DIRECTIONS :: Repeat every line exactly, keeping the pictures out of the copy.

═════ SOURCE EXCERPT ═════

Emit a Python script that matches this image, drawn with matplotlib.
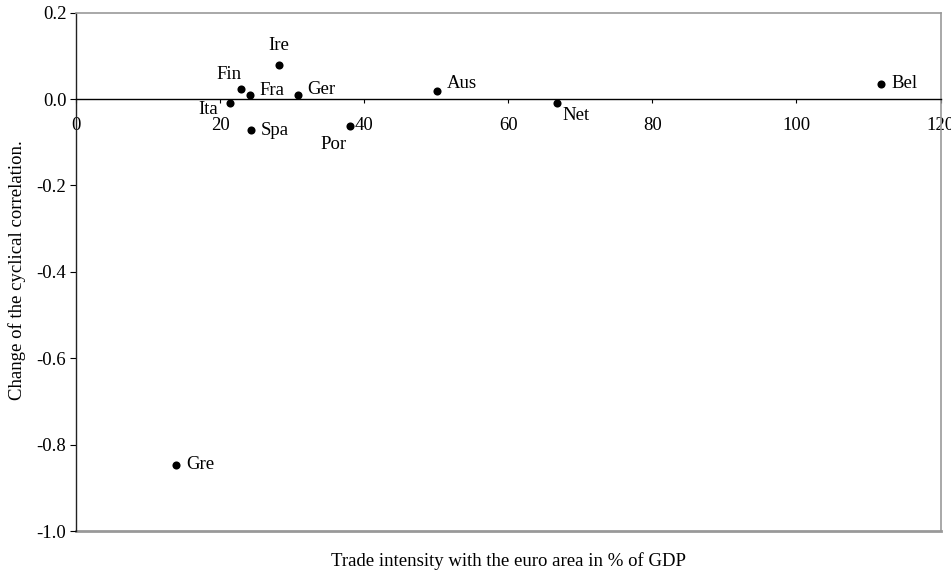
import matplotlib
matplotlib.use("Agg")
import matplotlib.pyplot as plt
from matplotlib.ticker import FormatStrFormatter

plt.rcParams['font.family'] = ['Liberation Serif', 'DejaVu Serif']

countries = ["Bel", "Aus", "Net", "Ire", "Fin", "Fra", "Ger", "Ita", "Spa", "Por", "Gre"]
trade = [111.8, 50.1, 66.7, 28.2, 22.9, 24.1, 30.8, 21.4, 24.3, 38.0, 13.9]
corr_change = [0.035, 0.019, -0.010, 0.078, 0.024, 0.009, 0.009, -0.008, -0.072, -0.063, -0.847]

x_ticks = [0, 20, 40, 60, 80, 100, 120]
y_ticks = [-1.0, -0.8, -0.6, -0.4, -0.2, 0.0, 0.2]

FS = 13.5

# label placement (pixel offsets, alignment)
label_pos = {
    "Bel": ((10, 0), "left", "center"),
    "Aus": ((10, 7), "left", "center"),
    "Net": ((6, -12), "left", "center"),
    "Ire": ((0, 20), "center", "center"),
    "Fin": ((-12, 14), "center", "center"),
    "Fra": ((10, 5), "left", "center"),
    "Ger": ((9, 6), "left", "center"),
    "Ita": ((-22, -7), "center", "center"),
    "Spa": ((10, 0), "left", "center"),
    "Por": ((-16, -18), "center", "center"),
    "Gre": ((10, 0), "left", "center"),
}

fig = plt.figure(figsize=(9.51, 5.73), dpi=100)
ax = fig.add_axes([76/951, 1-531/573, (940.5-76)/951, (531-12.7)/573])

ax.scatter(trade, corr_change, s=34, color="black", zorder=3, linewidths=0)
for c, x, y in zip(countries, trade, corr_change):
    (dx, dy), ha, va = label_pos[c]
    ax.annotate(c, (x, y), xytext=(dx, dy), textcoords="offset pixels",
                ha=ha, va=va, fontsize=FS)

ax.set_xlim(0, 120)
ax.set_ylim(-1.0, 0.2)
ax.set_xticks(x_ticks)
ax.set_yticks(y_ticks)
ax.yaxis.set_major_formatter(FormatStrFormatter('%.1f'))

ax.spines['bottom'].set_position(('data', 0))
ax.spines['bottom'].set_color('black')
ax.spines['bottom'].set_linewidth(1.0)
ax.spines['left'].set_color('#222222')
ax.spines['left'].set_linewidth(1.0)
for s in ['top', 'right']:
    ax.spines[s].set_color('#999999')
    ax.spines[s].set_linewidth(1.2)
ax.axhline(-1.0, color='#999999', linewidth=2.0, clip_on=False, zorder=1)

ax.tick_params(axis='x', direction='out', length=3, width=0.8, pad=10, labelsize=FS)
ax.tick_params(axis='y', direction='out', length=4, width=0.8, pad=3, labelsize=FS)

fig.text(17/951, 1-270/573, "Change of the cyclical correlation.", rotation=90,
         ha='center', va='center', fontsize=FS)
fig.text(0.5*(76+940.5)/951, 1-561.5/573, "Trade intensity with the euro area in % of GDP",
         ha='center', va='center', fontsize=FS)

fig.savefig("out.png", dpi=100)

═════

RESULT OF THE TASK ::
Emit a Python script that matches this image, drawn with matplotlib.
import matplotlib
matplotlib.use("Agg")
import matplotlib.pyplot as plt
from matplotlib.ticker import FormatStrFormatter

plt.rcParams['font.family'] = ['Liberation Serif', 'DejaVu Serif']

countries = ["Bel", "Aus", "Net", "Ire", "Fin", "Fra", "Ger", "Ita", "Spa", "Por", "Gre"]
trade = [111.8, 50.1, 66.7, 28.2, 22.9, 24.1, 30.8, 21.4, 24.3, 38.0, 13.9]
corr_change = [0.035, 0.019, -0.010, 0.078, 0.024, 0.009, 0.009, -0.008, -0.072, -0.063, -0.847]

x_ticks = [0, 20, 40, 60, 80, 100, 120]
y_ticks = [-1.0, -0.8, -0.6, -0.4, -0.2, 0.0, 0.2]

FS = 13.5

# label placement (pixel offsets, alignment)
label_pos = {
    "Bel": ((10, 0), "left", "center"),
    "Aus": ((10, 7), "left", "center"),
    "Net": ((6, -12), "left", "center"),
    "Ire": ((0, 20), "center", "center"),
    "Fin": ((-12, 14), "center", "center"),
    "Fra": ((10, 5), "left", "center"),
    "Ger": ((9, 6), "left", "center"),
    "Ita": ((-22, -7), "center", "center"),
    "Spa": ((10, 0), "left", "center"),
    "Por": ((-16, -18), "center", "center"),
    "Gre": ((10, 0), "left", "center"),
}

fig = plt.figure(figsize=(9.51, 5.73), dpi=100)
ax = fig.add_axes([76/951, 1-531/573, (940.5-76)/951, (531-12.7)/573])

ax.scatter(trade, corr_change, s=34, color="black", zorder=3, linewidths=0)
for c, x, y in zip(countries, trade, corr_change):
    (dx, dy), ha, va = label_pos[c]
    ax.annotate(c, (x, y), xytext=(dx, dy), textcoords="offset pixels",
                ha=ha, va=va, fontsize=FS)

ax.set_xlim(0, 120)
ax.set_ylim(-1.0, 0.2)
ax.set_xticks(x_ticks)
ax.set_yticks(y_ticks)
ax.yaxis.set_major_formatter(FormatStrFormatter('%.1f'))

ax.spines['bottom'].set_position(('data', 0))
ax.spines['bottom'].set_color('black')
ax.spines['bottom'].set_linewidth(1.0)
ax.spines['left'].set_color('#222222')
ax.spines['left'].set_linewidth(1.0)
for s in ['top', 'right']:
    ax.spines[s].set_color('#999999')
    ax.spines[s].set_linewidth(1.2)
ax.axhline(-1.0, color='#999999', linewidth=2.0, clip_on=False, zorder=1)

ax.tick_params(axis='x', direction='out', length=3, width=0.8, pad=10, labelsize=FS)
ax.tick_params(axis='y', direction='out', length=4, width=0.8, pad=3, labelsize=FS)

fig.text(17/951, 1-270/573, "Change of the cyclical correlation.", rotation=90,
         ha='center', va='center', fontsize=FS)
fig.text(0.5*(76+940.5)/951, 1-561.5/573, "Trade intensity with the euro area in % of GDP",
         ha='center', va='center', fontsize=FS)

fig.savefig("out.png", dpi=100)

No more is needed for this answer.